Our code isn't in a custom tag. Its mostly done by MVC..a request is sent to
a mapped servlet, which then calls an action class to handle that request.
>From there it populates the bean associated with the jsp page and form, does
some logic, then forwards to another JSP page to display any results, new
page, thank you, etc. 

> -----Original Message-----
> From: Mike Cannon-Brookes [mailto:[EMAIL PROTECTED]]

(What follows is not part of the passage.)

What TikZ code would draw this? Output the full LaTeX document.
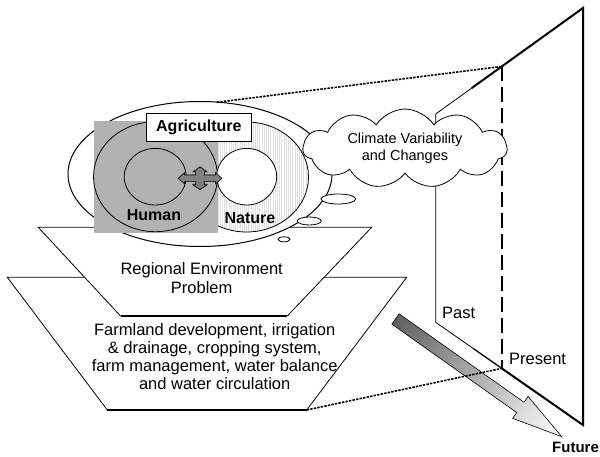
\documentclass[tikz,border=0pt]{standalone}
\usepackage{fontspec}
\setmainfont{Liberation Sans}
\usetikzlibrary{shapes.symbols,patterns.meta,calc}
\begin{document}
\begin{tikzpicture}[x=1pt,y=-1pt,
  thinline/.style={line width=0.8pt},
  heavy/.style={line width=2pt},
  dotline/.style={line width=1.6pt, dash pattern=on 2.4pt off 1.2pt},
  txt/.style={font=\fontsize{16.5}{18}\selectfont, align=center, inner sep=0pt},
  lbl/.style={font=\fontsize{16.5}{18}\selectfont, inner sep=0pt},
  boldlbl/.style={font=\bfseries\fontsize{16}{18}\selectfont, inner sep=0pt}]
\useasboundingbox (0,0) rectangle (600,457);

% ---- time plane ----
\coordinate (TL) at (435.7,114);
\coordinate (TR) at (583,8);
\coordinate (BR) at (583,425);
\coordinate (BL) at (435.7,322.3);
\coordinate (DT) at ($(TL)!0.4487!(TR)$);
\coordinate (DB) at ($(BL)!0.4487!(BR)$);
\coordinate (TK) at ($(TL)!0.245!(TR)$);
\coordinate (BK) at ($(BL)!0.255!(BR)$);
\draw[thinline] (TK) -- (TL) -- (BL) -- (BK);
\draw[heavy, line join=miter] (TK) -- (TR) -- (BR) -- (DB);
\draw[line width=1.3pt] (BK) -- (DB);
\draw[line width=2.4pt, dash pattern=on 15pt off 6pt] (DT) -- (DB);
\node[lbl, anchor=base west] (past) at (442,318.3) {Past};
\node[lbl, anchor=base west] (present) at (509,364) {Present};
\node[boldlbl, font=\bfseries\fontsize{15}{17}\selectfont, anchor=base west] (future) at (552,452.4) {Future};

% ---- lower trapezoid ----
\coordinate (lowA) at (107.3,410);
\coordinate (lowB) at (7.3,277.3);
\coordinate (lowC) at (406.7,277.3);
\coordinate (lowD) at (306.7,410);
\fill[white] (lowA) -- (lowB) -- (lowC) -- (lowD) -- cycle;
\draw[thinline] (lowA) -- (lowB) -- (lowC) -- (lowD);
\draw[line width=1.8pt] (lowA) -- (lowD);
\node[txt] (farm) at (214.7,356.3) {Farmland development, irrigation\\\& drainage, cropping system,\\farm management, water balance\\and water circulation};

% ---- upper trapezoid ----
\coordinate (upA) at (120.5,316);
\coordinate (upB) at (38.3,227.3);
\coordinate (upC) at (371.7,227.3);
\coordinate (upD) at (287.3,316);
\fill[white] (upA) -- (upB) -- (upC) -- (upD) -- cycle;
\draw[thinline] (upA) -- (upB) -- (upC) -- (upD);
\draw[line width=1.8pt] (upA) -- (upD);
\node[txt, font=\fontsize{16.5}{19}\selectfont] (reg) at (201.7,277.8) {Regional Environment\\Problem};

% ---- big ellipse ----
\draw[line width=1pt, fill=white] (200,174) ellipse (132 and 72.5);
\coordinate (ellTop) at (216.7,102.3);

% ---- nature ring ----
\path[pattern={Lines[angle=90,distance=2.2pt,line width=0.6pt]}, pattern color=gray!25] (246.5,177) ellipse (62 and 55);
\draw[thinline] (246.5,177) ellipse (62 and 55);

% ---- human (gray) ----
\fill[black!30] (94,121) rectangle (218,233.3);
\draw[thinline] (155.5,176.7) ellipse (62 and 55);
\draw[thinline] (155.2,176.7) ellipse (31 and 28.3);
\draw[thinline, fill=white] (246.7,176.7) ellipse (30 and 28.3);

\node[draw, fill=white, thinline, minimum width=105.7pt, minimum height=28.4pt, inner sep=0pt,
      font=\bfseries\fontsize{16}{18}\selectfont] (agri) at (198.85,127.5) {Agriculture};

% four-way arrow
\draw[fill=black!50, line width=0.6pt, shift={(200,178.3)}]
  (0,-11.5) -- (7,-6.5) -- (4.5,-6.5) -- (4.5,-3.3) -- (15.5,-3.3) -- (15.5,-5.5) -- (22,0)
  -- (15.5,5.5) -- (15.5,3.3) -- (4.5,3.3) -- (4.5,6.5) -- (7,6.5) -- (0,11.5)
  -- (-7,6.5) -- (-4.5,6.5) -- (-4.5,3.3) -- (-15.5,3.3) -- (-15.5,5.5) -- (-22,0)
  -- (-15.5,-5.5) -- (-15.5,-3.3) -- (-4.5,-3.3) -- (-4.5,-6.5) -- (-7,-6.5) -- cycle;

\node[boldlbl, anchor=base] (human) at (154,220.7) {Human};
\node[boldlbl, anchor=base] (nature) at (250,224) {Nature};

% ---- cloud ----
\node[cloud, draw, fill=white, thinline, cloud puffs=11, cloud puff arc=115, aspect=2.9,
      minimum width=204pt, minimum height=70pt, inner sep=0pt, align=center,
      font=\fontsize{14.5}{16.6}\selectfont] (cloud) at (405,148.5) {Climate Variability\\and Changes};
\draw[thinline, fill=white] (338.3,199) ellipse (17.3 and 5);
\draw[thinline, fill=white] (309.3,221) ellipse (12 and 4);
\draw[thinline, fill=white] (284,239.3) ellipse (6 and 2.5);

% ---- time arrow ----
\begin{scope}[transform canvas={shift={(395.5,319)},rotate=-35.3}]
\shade[left color=black!62, right color=white, draw=black, line width=0.6pt]
  (0,6.3) -- (153,6.3) -- (153,13.4) -- (203.7,0) -- (153,-13.4) -- (153,-6.3) -- (0,-6.3) -- cycle;
\end{scope}

% ---- dotted projection lines ----
\draw[dotline] (ellTop) -- (DT);
\draw[dotline] (lowD) -- (DB);
\end{tikzpicture}
\end{document}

> Sent: Monday, October 30, 2000 7:24 PM
> To: Orion-Interest
> Subject: RE: STOP button of browser causes connection leak..
> 
> 
> Orion does this, if you notice that when the user presses 
> stop and your code
> is inside a custom tag, it throws an IOException : End of 
> Pipe or something
> similar.
> 
> Mike
> 
> -----Original Message-----
> From: [EMAIL PROTECTED]
> [mailto:[EMAIL PROTECTED]]On Behalf Of 
> Duffey, Kevin
> Sent: Tuesday, October 31, 2000 12:00 PM
> To: Orion-Interest
> Subject: STOP button of browser causes connection leak..
> 
> 
> Hi all,
> 
> Yet another problem I am posting for some help. It appears 
> that when someone
> using our site submits a query that ends up being more than a 
> few seconds,
> and they hit the STOP button (maybe because they made a 
> mistake on the form
> for example), the server thread/request is still running. 
> Since the STOP
> button has no way of being tracked (not even with 
> JavaScript), is there some
> mechanism of Orion or the web server in general that is 
> supposed to handle
> this? One of our engineers said that the web server should 
> pick up on the
> connection being dead (back to the browser) so should abort 
> the thread. The
> code we are running on Orion never had a problem with lost 
> connections using
> our own home-brewed persistence layer, but it appears to have 
> a problem with
> Orion. It is most likely our code, but one of our engineers 
> thinks Orion
> doesn't properly handle a dead connection back to the browser 
> (in the case
> of a STOP button or another link being clicked on).
> 
> We use our own connection pool class, and generally we catch 
> Throwable and
> always return a connection to the pool. Also, it appears as 
> if the resource
> of that connection on the database gets locked, eventually causing a
> rebooting of the database server (we have to do it manually when the
> database runs out of resources).
> 
> Thanks for any help on this matter.